Since I wrote this comment I decided to boss around, went through all the exercises about борщ and added more variations :)

Right now "borsch/borshch/borsht/bortsch/borscht/borsht" are the acceptable ones.


https://www.duolingo.com/profile/Michael27b

I think please give me borscht should also be accepted, and have reported it.


https://www.duolingo.com/profile/sagitta145

You need to say either "the borscht" or "some borscht", "give me borscht" doesn't work.


https://www.duolingo.com/profile/Carl_Ramrod

“Give me borscht” sounds fine to me (native English speaker), just like one could say “give me the soup,” “give me some soup,” or simply “give me soup.” All are correct.


https://www.duolingo.com/profile/sagitta145

Oh, OK, thanks! I thought "Give me soup, please" sounds weird and unnatural :)


https://www.duolingo.com/profile/Terry974029

In this instance you shouldn't refer to borshch with a definite article. It doesn't sound correct.


https://www.duolingo.com/profile/sagitta145

Update: right now we have a/the/some borshch and without any article as well.


https://www.duolingo.com/profile/Carl_Ramrod

Duolingo should accept "Give me the borscht, please." I've reported it.

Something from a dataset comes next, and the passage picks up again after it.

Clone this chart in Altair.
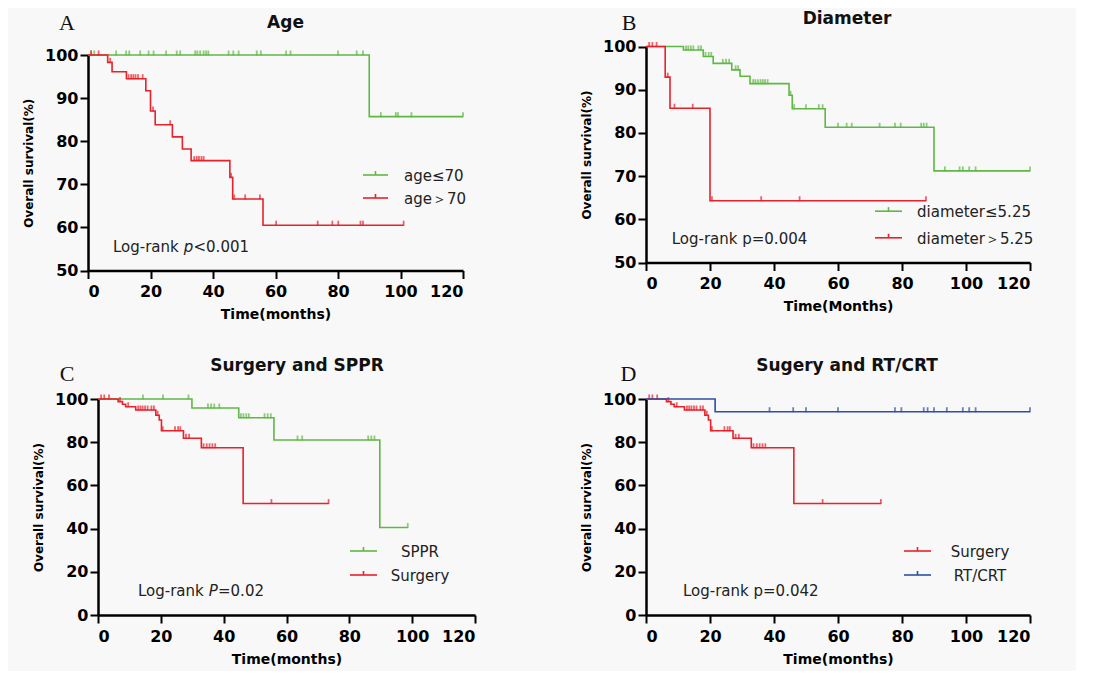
import altair as alt
import pandas as pd

# ---------------- data ----------------
# Panel A: Age
A_le70_t = [0, 90.0, 120]
A_le70_s = [100, 85.7, 85.7]
A_le70_c = [1, 2, 9, 12.2, 13.2, 16.7, 19.4, 21, 25, 28.4, 29.5, 34.3, 35, 35.9, 37, 37.8, 38.5,
            45, 46.5, 48.2, 54, 55.3, 63.4, 64.8, 80, 86, 88, 93.7, 98.5, 99.2, 103.5, 120]
A_gt70_t = [0, 6.3, 7.7, 12.3, 18.5, 20.0, 21.5, 27.0, 30.2, 33.0, 45.4, 46.3, 56.0, 101]
A_gt70_s = [100, 98.3, 96.1, 94.5, 91.7, 87.0, 83.8, 81.0, 78.2, 75.5, 71.6, 66.6, 60.5, 60.5]
A_gt70_c = [1, 3.4, 7.1, 13, 13.8, 14.5, 15.2, 16, 17.5, 20.8, 26.3, 34, 34.8, 35.5, 36.3, 37,
            45.8, 46.8, 50.3, 55, 60.2, 73.5, 78.2, 80.1, 87.2, 88, 101]

# Panel B: Diameter
B_le_t = [0, 11.7, 17.9, 21.0, 26.8, 29.4, 32.5, 44.7, 45.7, 56.0, 90.0, 120]
B_le_s = [100, 99.2, 97.7, 96.1, 94.6, 93.1, 91.4, 88.7, 85.6, 81.3, 71.2, 71.2]
B_le_c = [12.5, 13.2, 14, 14.8, 16.4, 17.2, 18.6, 19.6, 20.4, 24, 25, 26, 28, 28.8, 33.5, 34.2, 35,
          35.8, 36.5, 37.2, 38, 45.2, 46.3, 50, 54, 55.2, 60, 62.7, 64.3, 73, 77.8, 79.6, 86, 86.8,
          87.7, 93.4, 98, 99, 101, 103, 120]
B_gt_t = [0, 6.0, 7.5, 20.0, 87.5]
B_gt_s = [100, 92.9, 85.7, 64.3, 64.3]
B_gt_c = [1, 2, 3.3, 6.8, 8.9, 14.6, 20.6, 36, 48, 87.5]

# Panel C: Surgery and SPPR
C_sppr_t = [0, 29.9, 44.8, 56.0, 89.7, 98.6]
C_sppr_s = [100, 95.8, 91.3, 81.0, 40.5, 40.5]
C_sppr_c = [14.3, 20.7, 28.8, 35, 36, 37, 38.6, 45.5, 46.3, 47.2, 48, 53, 54, 55, 63.5, 65, 86,
            87, 88, 98.6]
Surg_t = [0, 6.4, 7.8, 8.8, 12.0, 18.4, 19.5, 20.2, 27.2, 32.9, 46.2, 73.4]
Surg_s = [100, 98.8, 97.6, 96.4, 94.9, 92.5, 90.3, 85.3, 81.8, 77.4, 51.6, 51.6]
Surg_c = [1, 2, 3.5, 7.0, 9.6, 12.8, 13.5, 14.2, 15, 15.8, 17, 17.8, 19, 20.6, 24.5, 25.5, 26.2,
          28, 29, 33.6, 34.6, 35.5, 36.4, 37.3, 55.2, 73.4]

# Panel D: Sugery and RT/CRT
D_rt_t = [0, 21.6, 120]
D_rt_s = [100, 94.1, 94.1]
D_rt_c = [38.6, 46, 50, 60, 77.8, 79.8, 86.8, 88, 90, 94, 99, 101, 103, 120]

x_ticks = [0, 20, 40, 60, 80, 100, 120]
y_ticks_ab = [50, 60, 70, 80, 90, 100]
y_ticks_cd = [0, 20, 40, 60, 80, 100]

GREEN = "#5fb844"
RED = "#e8212b"
BLUE = "#2d4fa6"
FONT = "DejaVu Sans"

dummy = pd.DataFrame({"k": [0]})


def km(times, surv, censors):
    line = pd.DataFrame({"t": times, "s": surv})

    def s_at(c):
        v = surv[0]
        for tt, ss in zip(times, surv):
            if tt <= c:
                v = ss
        return v

    cens = pd.DataFrame({"t": censors, "s": [s_at(c) for c in censors]})
    return line, cens


def txt(text, x, y, size=15, weight="normal", style="normal", align="left",
        baseline="alphabetic", font=FONT, color="#1a1a1a"):
    return alt.Chart(dummy).mark_text(
        text=text, fontSize=size, fontWeight=weight, fontStyle=style, align=align,
        baseline=baseline, font=font, color=color
    ).encode(x=alt.value(x), y=alt.value(y))


def panel(w, h, ox, oy, ydom, yticks, xtitle, curves, frame, title, title_x, title_y,
          letter, letter_x, letter_y, lr_parts, legend_rows, sym_x, lab_x, lab_align):
    # plot area spans x: ox..ox+w, y: oy..oy+h inside the cell group
    gw, gh = ox + w, oy + h
    xs = alt.Scale(domain=[0, 120], nice=False, zero=False, range=[ox, ox + w])
    ys = alt.Scale(domain=ydom, nice=False, zero=False, range=[oy + h, oy])
    xax = alt.Axis(values=x_ticks, title=xtitle, titleFontSize=14, labelPadding=5,
                   titlePadding=8, format="d")
    yax = alt.Axis(values=yticks, title="Overall survival(%)", titleFontSize=12,
                   labelPadding=2, titlePadding=9, format="d", offset=-ox)
    layers = []
    L, R, T, B = frame
    layers.append(alt.Chart(dummy).mark_rule(opacity=0).encode(
        x=alt.value(L), x2=alt.value(R), y=alt.value(T), y2=alt.value(B)))
    for line, cens, color in curves:
        layers.append(alt.Chart(line).mark_line(
            interpolate="step-after", color=color, strokeWidth=1.6).encode(
            x=alt.X("t:Q", scale=xs, axis=xax),
            y=alt.Y("s:Q", scale=ys, axis=yax)))
        layers.append(alt.Chart(cens).mark_tick(
            orient="vertical", size=5, thickness=1.8, yOffset=-2, color=color).encode(
            x=alt.X("t:Q", scale=xs, axis=xax),
            y=alt.Y("s:Q", scale=ys, axis=yax)))
    # title and panel letter (positions relative to plot top-left)
    layers.append(txt(title, ox + title_x, oy + title_y, size=17, weight="bold",
                      align="center", color="#111111"))
    layers.append(txt(letter, ox + letter_x, oy + letter_y, size=22, align="center",
                      font="Liberation Serif", color="#111111"))
    # log-rank annotation
    for text, x, y, style in lr_parts:
        layers.append(txt(text, ox + x, oy + y, size=15, style=style, color="#222222"))
    # legend
    for (label, color), ry in legend_rows:
        ry = oy + ry
        layers.append(alt.Chart(dummy).mark_rule(color=color, strokeWidth=1.6).encode(
            x=alt.value(ox + sym_x[0]), x2=alt.value(ox + sym_x[1]), y=alt.value(ry)))
        mid = ox + (sym_x[0] + sym_x[1]) / 2
        layers.append(alt.Chart(dummy).mark_rule(color=color, strokeWidth=1.6).encode(
            x=alt.value(mid), y=alt.value(ry - 4), y2=alt.value(ry)))
        layers.append(txt(label, ox + lab_x, ry + 1, size=15, align=lab_align,
                          baseline="middle", color="#222222"))
    return alt.layer(*layers).properties(width=gw, height=gh)


a1, a1c = km(A_le70_t, A_le70_s, A_le70_c)
a2, a2c = km(A_gt70_t, A_gt70_s, A_gt70_c)
b1, b1c = km(B_le_t, B_le_s, B_le_c)
b2, b2c = km(B_gt_t, B_gt_s, B_gt_c)
c1, c1c = km(C_sppr_t, C_sppr_s, C_sppr_c)
s1, s1c = km(Surg_t, Surg_s, Surg_c)
d1, d1c = km(D_rt_t, D_rt_s, D_rt_c)

pA = panel(375, 215.5, 0, 0, [50, 100], y_ticks_ab, "Time(months)",
           [(a1, a1c, GREEN), (a2, a2c, RED)],
           (-80, 467, -47, 283.5), "Age", 197.5, -27.5, "A", -21, -25.5,
           [("Log-rank", 25, 197, "normal"), ("p", 95.8, 197, "italic"),
            ("<0.001", 105.5, 197, "normal")],
           [(("age≤70", GREEN), 120), (("age＞70", RED), 143)],
           (275, 300), 316, "left")

pB = panel(384, 216, 0, -8.5, [50, 100], y_ticks_ab, "Time(Months)",
           [(b1, b1c, GREEN), (b2, b2c, RED)],
           (-91, 430, -47, 283.5), "Diameter", 201, -22.5, "B", -17, -17,
           [("Log-rank p=0.004", 25.7, 197, "normal")],
           [(("diameter≤5.25", GREEN), 164.7), (("diameter＞5.25", RED), 191.3)],
           (229, 256), 271, "left")

pC = panel(377, 216, 10, 0, [0, 100], y_ticks_cd, "Time(months)",
           [(c1, c1c, GREEN), (s1, s1c, RED)],
           (-80, 467, -60, 272), "Surgery and SPPR", 199, -28, "C", -31, -18,
           [("Log-rank", 40, 197, "normal"), ("P", 110.8, 197, "italic"),
            ("=0.02", 120, 197, "normal")],
           [(("SPPR", GREEN), 152), (("Surgery", RED), 176)],
           (252, 279), 322, "center")

pD = panel(384, 216, 0, 0, [0, 100], y_ticks_cd, "Time(months)",
           [(s1, s1c, RED), (d1, d1c, BLUE)],
           (-91, 430, -60, 272), "Sugery and RT/CRT", 201, -28, "D", -17.5, -18,
           [("Log-rank p=0.042", 37, 197, "normal")],
           [(("Surgery", RED), 152), (("RT/CRT", BLUE), 176)],
           (258, 285), 334, "center")

chart = alt.concat(
    pA, pB, pC, pD, columns=2, spacing=0, align="each", bounds="full"
).properties(
    padding=0, background="#f8f8f8"
).configure_view(
    stroke=None
).configure_axis(
    grid=False, domainColor="#000000", domainWidth=2.5, tickColor="#000000",
    tickWidth=2, tickSize=8, labelFont=FONT, labelFontSize=16, labelFontWeight="bold",
    labelColor="#000000", titleFont=FONT, titleFontWeight="bold", titleColor="#000000"
)

chart.save("out.html", embed_options={"renderer": "svg", "actions": False})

https://www.duolingo.com/profile/sagitta145

Interesting. It is currently accepted. Maybe something was misspelled?


https://www.duolingo.com/profile/Terry974029

Give me borshch please didnt work


https://www.duolingo.com/profile/sagitta145

It's not accepted because the idea that we had before was, there needs to be something before "borshch" e.g. "the borshch" or "some borshch". However, there was a comment above saying no article is needed and "Give me borshch" is correct as well. However, to me it still sounds weird like "Give me soup" or "Give me potatoes" - just sounds off.

I'm not a native speaker though. So I would like if more native speakers comment on this first. I'll also try to find some source online explaining it, just couldn't find anything yet :D


https://www.duolingo.com/profile/Anna349203

I'm Australian; 'give me soup please' or 'I'll have potatoes' without needing to say 'I'll have the ice-cream' or 'give me some bread' sound perfectly fine to me and would be heard every day here.